The film is joyously plotless in its opening minutes, following the cynical Red (Jason Sudeikis) as he mumbles and bumbles around his home island. While the movie is titled Angry Birds, Red is the only bird that is even remotely frustrated for the majority of film. Everyone else is pretty dapper, from the sometimes funny, sometimes irritating Chuck (Josh Gad) to the refreshingly frank Bomb (Danny McBride). The frequent clashing of Red’s pessimism with the carefree bird society produces many of the film’s punchlines and this juxtaposition is used strongly in the first minutes of the movie.
However, once The Angry Birds Movie is forced to progress the story, it inadvertently sends a downright awful message to its fairly impressionable audience. The town of birds is confronted with the sudden arrival of a group of pigs who seem to pose no threat. In fact, the pigs joyously showcase fantastic inventions and perform a country-themed dance routine wearing pseudo-BDSM cowboy costumes. Despite the friendliness, Red immediately treats the farmhouse foreigners as terrorists even without any reasonable evidence to support his claim. In his eyes, the pigs have invaded the birds’ society to take advantage of it. What is even more morally objectionable than Red’s blind xenophobic accusation is that the film ends up supporting it.
The troubling message isn’t the end of the film’s problems. An ensemble of this pedigree shouldn’t be so incredibly bland. It’s a shame that the film is absolutely dominated by male characters, when a premise like this makes their implementation so easy. Aside from McBride’s portrayal of Bomb, Bill Hader’s pig leader and Keegan Michael-Key’s judge are the only other stand-outs among the cast, proving once again that celebrities make for fairly lackluster voice actors. Sean Penn is in this and all he does is grunt. That’s a funny enough gag, but his casting is also a microcosm of the film’s bland characters, all of which we’ve seen before in countless other animated movies.

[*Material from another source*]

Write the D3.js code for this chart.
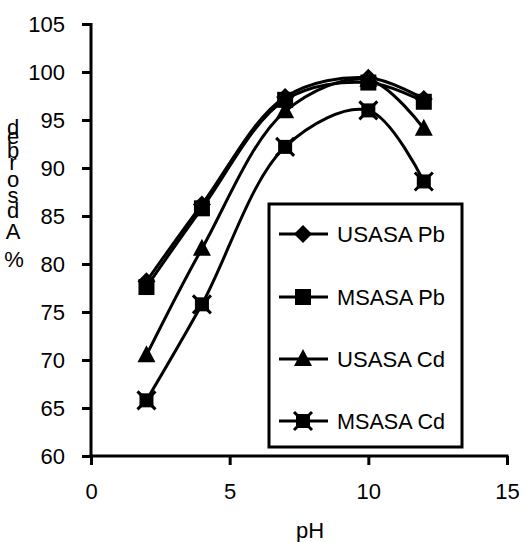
<!DOCTYPE html>
<html><head><meta charset="utf-8">
<script src="https://cdn.jsdelivr.net/npm/d3@7"></script>
<style>body{margin:0;background:#fff}svg{display:block}text{font-family:"Liberation Sans",Arial,sans-serif;fill:#000}</style>
</head><body>
<script>
const pH = [2, 4, 7, 10, 12];
const usasaPb = [78.2, 86.2, 97.4, 99.4, 97.2];
const msasaPb = [77.6, 85.8, 97.1, 98.9, 96.9];
const usasaCd = [70.5, 81.6, 95.9, 99.2, 94.1];
const msasaCd = [65.8, 75.8, 92.2, 96.0, 88.6];
const seriesNames = ["USASA Pb", "MSASA Pb", "USASA Cd", "MSASA Cd"];
const markers = ["diamond", "square", "triangle", "xstar"];
const xTicks = [0, 5, 10, 15];
const yTicks = [60, 65, 70, 75, 80, 85, 90, 95, 100, 105];
const yLabelChars = ["A","d","s","o","r","b","e","d"];

const W = 525, H = 542;
const svg = d3.select("body").append("svg").attr("width", W).attr("height", H);
const x = d3.scaleLinear().domain([0, 15]).range([91, 507]);
const y = d3.scaleLinear().domain([60, 105]).range([456, 24]);
const FS = 22;

// axes
const ya = svg.append("g").attr("transform", `translate(${x(0)},0)`)
  .call(d3.axisLeft(y).tickValues(yTicks).tickSize(9).tickPadding(17).tickSizeOuter(0));
const xa = svg.append("g").attr("transform", `translate(0,${y(60)})`)
  .call(d3.axisBottom(x).tickValues(xTicks).tickSize(9).tickPadding(18).tickSizeOuter(0));
[ya, xa].forEach(g => {
  g.selectAll("path.domain").attr("stroke", "#000").attr("stroke-width", 3);
  g.selectAll(".tick line").attr("stroke", "#000").attr("stroke-width", 3);
  g.selectAll(".tick text").style("font-size", FS + "px").attr("fill", "#000");
});
xa.select("path.domain").attr("d", `M${x(0)-1.5},0H${x(15)+1.5}`);
ya.select("path.domain").attr("d", `M0,${y(105)-1}V${y(60)}`);

// axis titles
svg.append("text").attr("x", x(7.9)).attr("y", 538).attr("text-anchor", "middle")
  .style("font-size", FS + "px").text("pH");
const lblBase = [239, 218, 203, 187, 170, 158, 144, 135];
yLabelChars.forEach((c, i) => {
  svg.append("text").attr("x", 13).attr("y", lblBase[i]).attr("text-anchor", "middle")
    .style("font-size", FS + "px").text(c);
});
svg.append("text").attr("x", 14).attr("y", 267).attr("text-anchor", "middle")
  .style("font-size", FS + "px").text("%");

// markers
function drawMarker(g, type, cx, cy) {
  if (type === "diamond") {
    g.append("path").attr("d", `M${cx},${cy-9}L${cx+9},${cy}L${cx},${cy+9}L${cx-9},${cy}Z`).attr("fill", "#000");
  } else if (type === "square") {
    g.append("rect").attr("x", cx - 8).attr("y", cy - 8).attr("width", 16).attr("height", 16).attr("fill", "#000");
  } else if (type === "triangle") {
    g.append("path").attr("d", `M${cx},${cy-10}L${cx+9},${cy+7}L${cx-9},${cy+7}Z`).attr("fill", "#000");
  } else {
    g.append("rect").attr("x", cx - 7).attr("y", cy - 7).attr("width", 14).attr("height", 14).attr("fill", "#000");
    g.append("path").attr("d", `M${cx-9},${cy-9}L${cx+9},${cy+9}M${cx+9},${cy-9}L${cx-9},${cy+9}`).attr("stroke", "#000").attr("stroke-width", 3);
  }
}

const allSeries = [usasaPb, msasaPb, usasaCd, msasaCd];
const line = d3.line().x(d => x(d[0])).y(d => y(d[1])).curve(d3.curveCatmullRom.alpha(0.5));
allSeries.forEach((vals, i) => {
  const pts = pH.map((p, j) => [p, vals[j]]);
  svg.append("path").attr("d", line(pts)).attr("fill", "none").attr("stroke", "#000").attr("stroke-width", 3);
});
allSeries.forEach((vals, i) => {
  const g = svg.append("g");
  pH.forEach((p, j) => drawMarker(g, markers[i], x(p), y(vals[j])));
});

// legend
const lg = svg.append("g");
lg.append("rect").attr("x", 269).attr("y", 204).attr("width", 193).attr("height", 243)
  .attr("fill", "#fff").attr("stroke", "#000").attr("stroke-width", 3);
const legY = [234, 297, 359, 421];
seriesNames.forEach((n, i) => {
  lg.append("line").attr("x1", 279).attr("x2", 328).attr("y1", legY[i]).attr("y2", legY[i]).attr("stroke", "#000").attr("stroke-width", 3);
  drawMarker(lg, markers[i], 303, legY[i]);
  lg.append("text").attr("x", 337).attr("y", legY[i] + 8).style("font-size", FS + "px")
    .attr("textLength", 108).attr("lengthAdjust", "spacingAndGlyphs").text(n);
});
</script>
</body></html>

While the movie is about as disposable as the smartphone series its based on, The Angry Birds Movie is still quite enjoyable, being sustained by numerous throwaway gags and a strong finale. The final act returns the birds (all of which are now angry) to their smartphone roots. The inevitable showdown with the pigs takes the dynamic of an average level of the game Angry Birds and blows it up to a grander scale. A slingshot launches our collection of heroes, but there’s also tons of explosions and a heist to spice up the basics. This is the first video game adaptation to utilize and expand upon the structure of its source material in an entertaining way. That’s worth applauding, even if the final battle itself hits familiar narrative beats.
Much like the third act, the jokes are fairly ordinary, but they serve their function. Whether it’s a surprise visual reference to The Shining or a character muttering “Flock my life,” there are plenty of puns and punchlines to enjoy throughout the film’s run. None of the comedy is groundbreaking, but most of it lands, and its varied rate of appearance is so random that many of the jokes feel like surprises. The biggest laugh I’ve had in a theater this year came from Red’s offhand comment that there’s “something not kosher about these pigs.”
And yet, that loops us back to the troubling message boiling underneath The Angry Birds Movie. In fairness, the film is fairly innocent, never attempting to indoctrinate impressionable minds. But the nonchalance of its blind xenophobia is potentially even more harmful. If it was purposeful in its messaging, I would disagree with it as opposed to declaring it an outright flaw. But it comes across as accidental subtext, and that inadvertency ends up harming the text itself.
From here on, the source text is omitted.